4. As is noted earlier, the period of default would commence only from 1st of June of the relevant revenue year; and the landlord is obliged to give notice within three months therefrom. In other words, the view taken by the Revisional Authority in the fact situation of the present case will have to be upheld. In that, the petitioner landlord failed to give notice for the first default period within three months of the default of that revenue year and the notices for the subsequent two years were given before the default period had actually commenced. Accordingly, none of the three notices were in conformity with the requirements of Section 25(2) of the Act. In any case, the first notice being clearly time barred will have to be discarded in which case also, the action should fail, as there was no valid intimation for three years on each default. As the notices sent did not conform to the requirement of Section 25(2) of the Act, the same cannot be pressed into service to maintain action of possession under Section 14 read with sections 25 and 29 of the Act.

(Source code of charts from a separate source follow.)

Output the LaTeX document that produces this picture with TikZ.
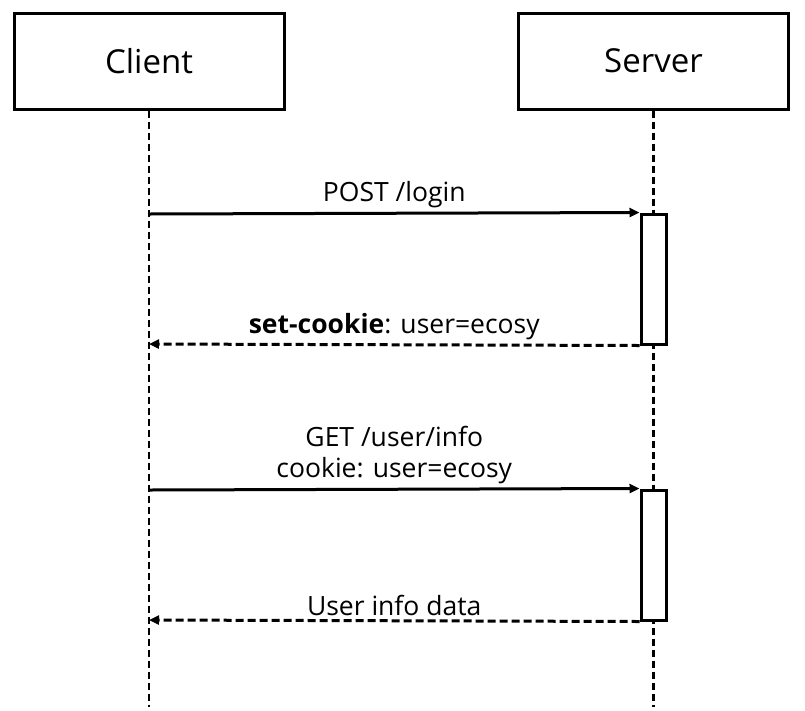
\documentclass[tikz,border=0pt]{standalone}
\usepackage{fontspec}
\setmainfont{Open Sans}
\usetikzlibrary{arrows.meta}

\begin{document}
\begin{tikzpicture}[x=1pt, y=-1pt,
  actor/.style = {draw, line width=3pt, minimum width=270pt, minimum height=96pt, font=\fontsize{33}{40}\selectfont},
  lifeline/.style = {line width=2.8pt, dash pattern=on 7pt off 4pt},
  actbar/.style = {draw, fill=white, line width=3pt, minimum width=25pt, minimum height=130pt, inner sep=0pt},
  msg/.style = {line width=3pt, -{Triangle[length=10pt, width=9pt]}},
  reply/.style = {msg, dash pattern=on 8pt off 4pt},
  lbl/.style = {font=\fontsize{26.5}{31}\selectfont, align=center}]

\useasboundingbox (0, 0) rectangle (805, 710);

% actors
\node[actor] (client) at (149, 61) {Client};
\node[actor] (server) at (653.5, 61) {Server};

\coordinate (clientEnd) at (149, 707);
\coordinate (serverEnd) at (653.5, 707);

\draw[lifeline] (client.south) -- (clientEnd);
\draw[lifeline] (server.south) -- (serverEnd);

% activations
\node[actbar] (act1) at (653.5, 279) {};
\node[actbar] (act2) at (653.5, 555) {};

\coordinate (c1) at (149, 214);
\coordinate (c2) at (149, 344);
\coordinate (c3) at (149, 490);
\coordinate (c4) at (149, 620);

% messages
\draw[msg] (c1) -- (act1.north west) node[lbl, midway, above=1pt] {POST /login};
\draw[reply] (act1.south west) -- (c2) node[lbl, midway, above=0pt] {\textbf{set-cookie}: user=ecosy};

\draw[msg] (c3) -- (act2.north west) node[lbl, midway, above=1pt] {GET /user/info\\cookie: user=ecosy};
\draw[reply] (act2.south west) -- (c4) node[lbl, midway, above=0pt] {User info data};

\end{tikzpicture}
\end{document}
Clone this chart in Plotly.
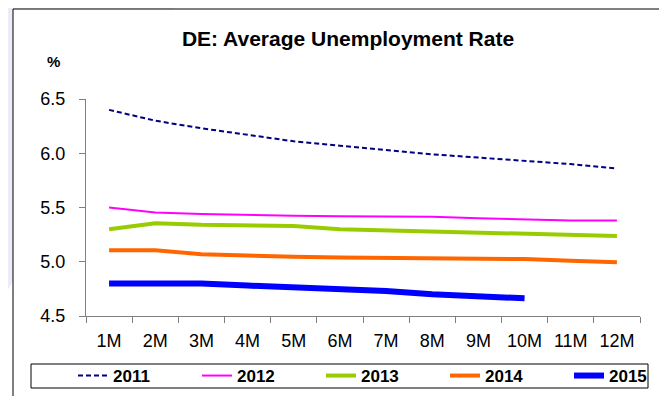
import plotly.graph_objects as go

# ---------------------------------------------------------------------------
# Data
# ---------------------------------------------------------------------------
months = ["1M", "2M", "3M", "4M", "5M", "6M", "7M", "8M", "9M", "10M", "11M", "12M"]

rate_2011 = [6.40, 6.30, 6.23, 6.17, 6.11, 6.07, 6.03, 5.99, 5.96, 5.93, 5.90, 5.86]
rate_2012 = [5.50, 5.455, 5.44, 5.43, 5.425, 5.42, 5.42, 5.415, 5.40, 5.39, 5.38, 5.38]
rate_2013 = [5.30, 5.355, 5.34, 5.335, 5.33, 5.30, 5.29, 5.28, 5.27, 5.26, 5.25, 5.237]
rate_2014 = [5.105, 5.105, 5.07, 5.055, 5.045, 5.04, 5.035, 5.03, 5.03, 5.025, 5.01, 4.995]
rate_2015 = [4.80, 4.80, 4.80, 4.78, 4.765, 4.755, 4.73, 4.70, 4.68, 4.663]

y_ticks = [4.5, 5.0, 5.5, 6.0, 6.5]

# ---------------------------------------------------------------------------
# Layout geometry (target-picture pixels; page adds an 8px body margin)
# ---------------------------------------------------------------------------
W, H = 667, 396
OFF = 8
PLOT_L, PLOT_R, PLOT_T, PLOT_B = 86, 640, 99, 316   # plot area in picture px
L, T = PLOT_L - OFF, PLOT_T - OFF
R, B = W - (PLOT_R - OFF), H - (PLOT_B - OFF)
PW, PH = PLOT_R - PLOT_L, PLOT_B - PLOT_T

FONT = "Liberation Sans, Arial, sans-serif"
AXIS_GREY = "#808080"


def px_x(px):
    return (px - PLOT_L) / PW


def px_y(py):
    return (PLOT_B - py) / PH


series = [
    ("2011", rate_2011, dict(color="#000080", width=2, dash="5px,3px")),
    ("2012", rate_2012, dict(color="#FF00FF", width=2)),
    ("2013", rate_2013, dict(color="#99CC00", width=4)),
    ("2014", rate_2014, dict(color="#FF6600", width=4)),
    ("2015", rate_2015, dict(color="#0000FF", width=6)),
]

fig = go.Figure()
for name, vals, line in series:
    fig.add_trace(
        go.Scatter(
            x=months[: len(vals)],
            y=vals,
            mode="lines",
            name=name,
            line=line,
        )
    )

# faint slide decoration, chart frame and legend frame
fig.add_shape(
    type="path",
    xref="paper", yref="paper",
    path=f"M {px_x(-10)},{px_y(-10)} L {px_x(185)},{px_y(-10)} L {px_x(-10)},{px_y(320)} Z",
    fillcolor="#ECEBF6",
    line=dict(width=0),
    layer="below",
)
fig.add_shape(
    type="rect",
    xref="paper", yref="paper",
    x0=px_x(13), x1=px_x(663), y0=px_y(9), y1=px_y(430),
    fillcolor="white",
    line=dict(color="#000000", width=1),
    layer="below",
)
fig.add_shape(
    type="rect",
    xref="paper", yref="paper",
    x0=px_x(31), x1=px_x(648), y0=px_y(364), y1=px_y(388),
    fillcolor="rgba(0,0,0,0)",
    line=dict(color="#000000", width=1),
    layer="above",
)

fig.add_annotation(
    text="<b>%</b>",
    xref="paper", yref="paper",
    x=px_x(53), y=px_y(61),
    xanchor="center", yanchor="middle",
    showarrow=False,
    font=dict(family=FONT, size=15, color="#000000"),
)

fig.update_layout(
    width=W,
    height=H,
    margin=dict(l=L, r=R, t=T, b=B, autoexpand=False),
    paper_bgcolor="white",
    plot_bgcolor="white",
    font=dict(family=FONT, color="#000000"),
    title=dict(
        text="<b>DE: Average Unemployment Rate</b>",
        x=px_x(348), xref="paper", xanchor="center",
        y=1 - (39 - OFF) / H, yanchor="middle",
        font=dict(family=FONT, size=21, color="#000000"),
    ),
    xaxis=dict(
        type="category",
        range=[-0.5, len(months) - 0.5],
        tickson="boundaries",
        ticks="outside",
        ticklen=6,
        tickcolor=AXIS_GREY,
        showline=True,
        linecolor=AXIS_GREY,
        linewidth=1,
        showgrid=False,
        tickfont=dict(family=FONT, size=18, color="#000000"),
        ticklabelstandoff=8,
        fixedrange=True,
    ),
    yaxis=dict(
        range=[4.5, 6.5],
        tickvals=y_ticks,
        tickformat=".1f",
        ticks="outside",
        ticklen=6,
        tickcolor=AXIS_GREY,
        showline=True,
        linecolor=AXIS_GREY,
        linewidth=1,
        showgrid=False,
        zeroline=False,
        tickfont=dict(family=FONT, size=18, color="#000000"),
        ticklabelstandoff=10,
        fixedrange=True,
    ),
    legend=dict(
        orientation="h",
        x=px_x(73), xanchor="left",
        y=px_y(376), yanchor="middle",
        bgcolor="rgba(0,0,0,0)",
        borderwidth=0,
        entrywidth=79,
        entrywidthmode="pixels",
        font=dict(family=FONT, size=17, color="#000000", weight="bold"),
        tracegroupgap=0,
    ),
    showlegend=True,
)

fig.write_html("out.html")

5. For the view that I have taken, it will not be necessary for me to go into the correctness of the submission canvassed on behalf of the respondents that in fact the second Application against which the present Writ Petition arises was not maintainable in view of the observations made by the Tenancy Authority in its decision dated 20th January, 1975 to the effect that the respondents/tenants have become deemed purchasers in the year 1967 itself and which decision has attained finality.

6. Accordingly this petition fails. The same is dismissed. No order as to costs.

7. Issuance of certified copy is expedited.